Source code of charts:

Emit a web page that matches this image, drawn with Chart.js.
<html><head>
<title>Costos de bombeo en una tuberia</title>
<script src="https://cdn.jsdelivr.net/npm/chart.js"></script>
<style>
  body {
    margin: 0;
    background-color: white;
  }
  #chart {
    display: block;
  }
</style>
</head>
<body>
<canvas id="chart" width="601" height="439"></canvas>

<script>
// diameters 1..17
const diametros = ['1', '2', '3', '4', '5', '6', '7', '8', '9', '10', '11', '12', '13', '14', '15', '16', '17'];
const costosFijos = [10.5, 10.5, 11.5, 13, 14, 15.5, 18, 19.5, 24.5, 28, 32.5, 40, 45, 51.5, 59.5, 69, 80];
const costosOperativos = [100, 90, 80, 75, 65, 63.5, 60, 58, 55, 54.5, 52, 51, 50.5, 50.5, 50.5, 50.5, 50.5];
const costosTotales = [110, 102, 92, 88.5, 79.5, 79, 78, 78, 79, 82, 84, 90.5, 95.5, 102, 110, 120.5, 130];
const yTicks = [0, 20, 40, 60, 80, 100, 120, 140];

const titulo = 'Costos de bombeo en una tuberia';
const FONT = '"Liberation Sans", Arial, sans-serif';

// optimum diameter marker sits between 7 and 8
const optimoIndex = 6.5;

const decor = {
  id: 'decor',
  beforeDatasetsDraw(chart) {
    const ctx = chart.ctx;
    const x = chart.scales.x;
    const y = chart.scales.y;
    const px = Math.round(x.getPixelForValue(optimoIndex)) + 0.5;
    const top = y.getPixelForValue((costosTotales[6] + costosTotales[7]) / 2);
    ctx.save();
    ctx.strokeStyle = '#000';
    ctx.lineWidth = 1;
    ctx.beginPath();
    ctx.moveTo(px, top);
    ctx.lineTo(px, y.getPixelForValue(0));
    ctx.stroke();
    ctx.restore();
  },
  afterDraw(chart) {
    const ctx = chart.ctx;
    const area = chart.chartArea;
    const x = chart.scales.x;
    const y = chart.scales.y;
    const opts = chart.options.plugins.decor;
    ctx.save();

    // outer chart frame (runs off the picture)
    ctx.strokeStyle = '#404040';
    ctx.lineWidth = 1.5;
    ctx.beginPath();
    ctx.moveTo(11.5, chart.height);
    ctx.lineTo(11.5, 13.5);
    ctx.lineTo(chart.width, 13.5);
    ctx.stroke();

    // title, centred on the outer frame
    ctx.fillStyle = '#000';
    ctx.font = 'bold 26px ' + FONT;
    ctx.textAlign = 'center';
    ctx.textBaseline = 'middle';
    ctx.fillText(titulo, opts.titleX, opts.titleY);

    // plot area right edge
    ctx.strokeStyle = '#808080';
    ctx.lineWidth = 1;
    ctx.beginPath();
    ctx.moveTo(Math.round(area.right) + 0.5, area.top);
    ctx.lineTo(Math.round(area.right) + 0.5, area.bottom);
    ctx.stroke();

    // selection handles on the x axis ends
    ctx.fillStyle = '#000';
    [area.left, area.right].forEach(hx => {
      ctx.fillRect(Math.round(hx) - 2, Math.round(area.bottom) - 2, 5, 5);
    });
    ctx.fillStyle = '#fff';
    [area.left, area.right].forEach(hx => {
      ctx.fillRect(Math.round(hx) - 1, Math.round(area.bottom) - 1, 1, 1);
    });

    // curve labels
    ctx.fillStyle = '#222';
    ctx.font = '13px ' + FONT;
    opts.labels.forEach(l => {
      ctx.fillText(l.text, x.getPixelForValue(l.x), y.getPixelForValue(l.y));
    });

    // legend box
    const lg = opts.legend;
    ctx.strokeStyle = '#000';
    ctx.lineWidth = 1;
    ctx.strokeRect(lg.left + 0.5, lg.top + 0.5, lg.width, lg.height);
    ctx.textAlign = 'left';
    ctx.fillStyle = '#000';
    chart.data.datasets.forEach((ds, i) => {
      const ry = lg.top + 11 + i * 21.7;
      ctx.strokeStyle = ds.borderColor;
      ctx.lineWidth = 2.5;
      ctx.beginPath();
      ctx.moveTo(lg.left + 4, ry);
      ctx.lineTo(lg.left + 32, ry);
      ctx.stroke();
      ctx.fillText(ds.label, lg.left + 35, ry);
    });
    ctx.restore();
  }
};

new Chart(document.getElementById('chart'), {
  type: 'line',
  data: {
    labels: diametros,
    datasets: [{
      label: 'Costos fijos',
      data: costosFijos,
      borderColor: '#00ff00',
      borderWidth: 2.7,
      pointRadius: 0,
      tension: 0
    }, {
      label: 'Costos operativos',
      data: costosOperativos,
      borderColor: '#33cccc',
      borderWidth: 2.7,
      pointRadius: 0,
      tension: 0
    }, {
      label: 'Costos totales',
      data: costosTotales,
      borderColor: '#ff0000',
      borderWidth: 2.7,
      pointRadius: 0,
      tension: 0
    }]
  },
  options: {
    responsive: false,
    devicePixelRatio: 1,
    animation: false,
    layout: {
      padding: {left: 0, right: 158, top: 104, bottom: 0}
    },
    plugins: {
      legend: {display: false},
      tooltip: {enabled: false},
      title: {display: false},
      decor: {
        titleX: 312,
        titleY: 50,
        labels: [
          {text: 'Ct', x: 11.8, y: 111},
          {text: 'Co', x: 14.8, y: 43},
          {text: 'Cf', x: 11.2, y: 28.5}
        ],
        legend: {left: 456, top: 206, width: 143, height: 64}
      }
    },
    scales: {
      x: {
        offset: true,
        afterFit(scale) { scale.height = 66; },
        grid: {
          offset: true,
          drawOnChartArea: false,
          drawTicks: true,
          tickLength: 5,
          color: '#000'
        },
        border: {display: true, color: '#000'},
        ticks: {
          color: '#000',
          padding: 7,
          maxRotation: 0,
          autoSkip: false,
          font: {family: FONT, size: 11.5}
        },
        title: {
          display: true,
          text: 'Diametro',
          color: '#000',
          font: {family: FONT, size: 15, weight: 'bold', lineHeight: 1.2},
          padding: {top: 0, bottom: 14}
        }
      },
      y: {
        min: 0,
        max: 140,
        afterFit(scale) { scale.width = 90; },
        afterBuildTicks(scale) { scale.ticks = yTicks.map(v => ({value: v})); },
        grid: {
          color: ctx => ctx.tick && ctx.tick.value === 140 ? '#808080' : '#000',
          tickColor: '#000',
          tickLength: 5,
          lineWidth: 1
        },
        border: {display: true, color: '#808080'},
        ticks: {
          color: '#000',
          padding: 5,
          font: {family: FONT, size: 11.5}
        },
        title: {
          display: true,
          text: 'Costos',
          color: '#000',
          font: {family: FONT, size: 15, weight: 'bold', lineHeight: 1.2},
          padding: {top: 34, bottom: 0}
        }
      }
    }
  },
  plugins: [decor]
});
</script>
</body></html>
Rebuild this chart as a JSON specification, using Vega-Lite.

### EXERCISE AIM
Please give back all of the records exactly as written.

### PROBLEM SOLUTION
Emit a web page that matches this image, drawn with Chart.js.
<html><head>
<title>Costos de bombeo en una tuberia</title>
<script src="https://cdn.jsdelivr.net/npm/chart.js"></script>
<style>
  body {
    margin: 0;
    background-color: white;
  }
  #chart {
    display: block;
  }
</style>
</head>
<body>
<canvas id="chart" width="601" height="439"></canvas>

<script>
// diameters 1..17
const diametros = ['1', '2', '3', '4', '5', '6', '7', '8', '9', '10', '11', '12', '13', '14', '15', '16', '17'];
const costosFijos = [10.5, 10.5, 11.5, 13, 14, 15.5, 18, 19.5, 24.5, 28, 32.5, 40, 45, 51.5, 59.5, 69, 80];
const costosOperativos = [100, 90, 80, 75, 65, 63.5, 60, 58, 55, 54.5, 52, 51, 50.5, 50.5, 50.5, 50.5, 50.5];
const costosTotales = [110, 102, 92, 88.5, 79.5, 79, 78, 78, 79, 82, 84, 90.5, 95.5, 102, 110, 120.5, 130];
const yTicks = [0, 20, 40, 60, 80, 100, 120, 140];

const titulo = 'Costos de bombeo en una tuberia';
const FONT = '"Liberation Sans", Arial, sans-serif';

// optimum diameter marker sits between 7 and 8
const optimoIndex = 6.5;

const decor = {
  id: 'decor',
  beforeDatasetsDraw(chart) {
    const ctx = chart.ctx;
    const x = chart.scales.x;
    const y = chart.scales.y;
    const px = Math.round(x.getPixelForValue(optimoIndex)) + 0.5;
    const top = y.getPixelForValue((costosTotales[6] + costosTotales[7]) / 2);
    ctx.save();
    ctx.strokeStyle = '#000';
    ctx.lineWidth = 1;
    ctx.beginPath();
    ctx.moveTo(px, top);
    ctx.lineTo(px, y.getPixelForValue(0));
    ctx.stroke();
    ctx.restore();
  },
  afterDraw(chart) {
    const ctx = chart.ctx;
    const area = chart.chartArea;
    const x = chart.scales.x;
    const y = chart.scales.y;
    const opts = chart.options.plugins.decor;
    ctx.save();

    // outer chart frame (runs off the picture)
    ctx.strokeStyle = '#404040';
    ctx.lineWidth = 1.5;
    ctx.beginPath();
    ctx.moveTo(11.5, chart.height);
    ctx.lineTo(11.5, 13.5);
    ctx.lineTo(chart.width, 13.5);
    ctx.stroke();

    // title, centred on the outer frame
    ctx.fillStyle = '#000';
    ctx.font = 'bold 26px ' + FONT;
    ctx.textAlign = 'center';
    ctx.textBaseline = 'middle';
    ctx.fillText(titulo, opts.titleX, opts.titleY);

    // plot area right edge
    ctx.strokeStyle = '#808080';
    ctx.lineWidth = 1;
    ctx.beginPath();
    ctx.moveTo(Math.round(area.right) + 0.5, area.top);
    ctx.lineTo(Math.round(area.right) + 0.5, area.bottom);
    ctx.stroke();

    // selection handles on the x axis ends
    ctx.fillStyle = '#000';
    [area.left, area.right].forEach(hx => {
      ctx.fillRect(Math.round(hx) - 2, Math.round(area.bottom) - 2, 5, 5);
    });
    ctx.fillStyle = '#fff';
    [area.left, area.right].forEach(hx => {
      ctx.fillRect(Math.round(hx) - 1, Math.round(area.bottom) - 1, 1, 1);
    });

    // curve labels
    ctx.fillStyle = '#222';
    ctx.font = '13px ' + FONT;
    opts.labels.forEach(l => {
      ctx.fillText(l.text, x.getPixelForValue(l.x), y.getPixelForValue(l.y));
    });

    // legend box
    const lg = opts.legend;
    ctx.strokeStyle = '#000';
    ctx.lineWidth = 1;
    ctx.strokeRect(lg.left + 0.5, lg.top + 0.5, lg.width, lg.height);
    ctx.textAlign = 'left';
    ctx.fillStyle = '#000';
    chart.data.datasets.forEach((ds, i) => {
      const ry = lg.top + 11 + i * 21.7;
      ctx.strokeStyle = ds.borderColor;
      ctx.lineWidth = 2.5;
      ctx.beginPath();
      ctx.moveTo(lg.left + 4, ry);
      ctx.lineTo(lg.left + 32, ry);
      ctx.stroke();
      ctx.fillText(ds.label, lg.left + 35, ry);
    });
    ctx.restore();
  }
};

new Chart(document.getElementById('chart'), {
  type: 'line',
  data: {
    labels: diametros,
    datasets: [{
      label: 'Costos fijos',
      data: costosFijos,
      borderColor: '#00ff00',
      borderWidth: 2.7,
      pointRadius: 0,
      tension: 0
    }, {
      label: 'Costos operativos',
      data: costosOperativos,
      borderColor: '#33cccc',
      borderWidth: 2.7,
      pointRadius: 0,
      tension: 0
    }, {
      label: 'Costos totales',
      data: costosTotales,
      borderColor: '#ff0000',
      borderWidth: 2.7,
      pointRadius: 0,
      tension: 0
    }]
  },
  options: {
    responsive: false,
    devicePixelRatio: 1,
    animation: false,
    layout: {
      padding: {left: 0, right: 158, top: 104, bottom: 0}
    },
    plugins: {
      legend: {display: false},
      tooltip: {enabled: false},
      title: {display: false},
      decor: {
        titleX: 312,
        titleY: 50,
        labels: [
          {text: 'Ct', x: 11.8, y: 111},
          {text: 'Co', x: 14.8, y: 43},
          {text: 'Cf', x: 11.2, y: 28.5}
        ],
        legend: {left: 456, top: 206, width: 143, height: 64}
      }
    },
    scales: {
      x: {
        offset: true,
        afterFit(scale) { scale.height = 66; },
        grid: {
          offset: true,
          drawOnChartArea: false,
          drawTicks: true,
          tickLength: 5,
          color: '#000'
        },
        border: {display: true, color: '#000'},
        ticks: {
          color: '#000',
          padding: 7,
          maxRotation: 0,
          autoSkip: false,
          font: {family: FONT, size: 11.5}
        },
        title: {
          display: true,
          text: 'Diametro',
          color: '#000',
          font: {family: FONT, size: 15, weight: 'bold', lineHeight: 1.2},
          padding: {top: 0, bottom: 14}
        }
      },
      y: {
        min: 0,
        max: 140,
        afterFit(scale) { scale.width = 90; },
        afterBuildTicks(scale) { scale.ticks = yTicks.map(v => ({value: v})); },
        grid: {
          color: ctx => ctx.tick && ctx.tick.value === 140 ? '#808080' : '#000',
          tickColor: '#000',
          tickLength: 5,
          lineWidth: 1
        },
        border: {display: true, color: '#808080'},
        ticks: {
          color: '#000',
          padding: 5,
          font: {family: FONT, size: 11.5}
        },
        title: {
          display: true,
          text: 'Costos',
          color: '#000',
          font: {family: FONT, size: 15, weight: 'bold', lineHeight: 1.2},
          padding: {top: 34, bottom: 0}
        }
      }
    }
  },
  plugins: [decor]
});
</script>
</body></html>
Rebuild this chart as a JSON specification, using Vega-Lite.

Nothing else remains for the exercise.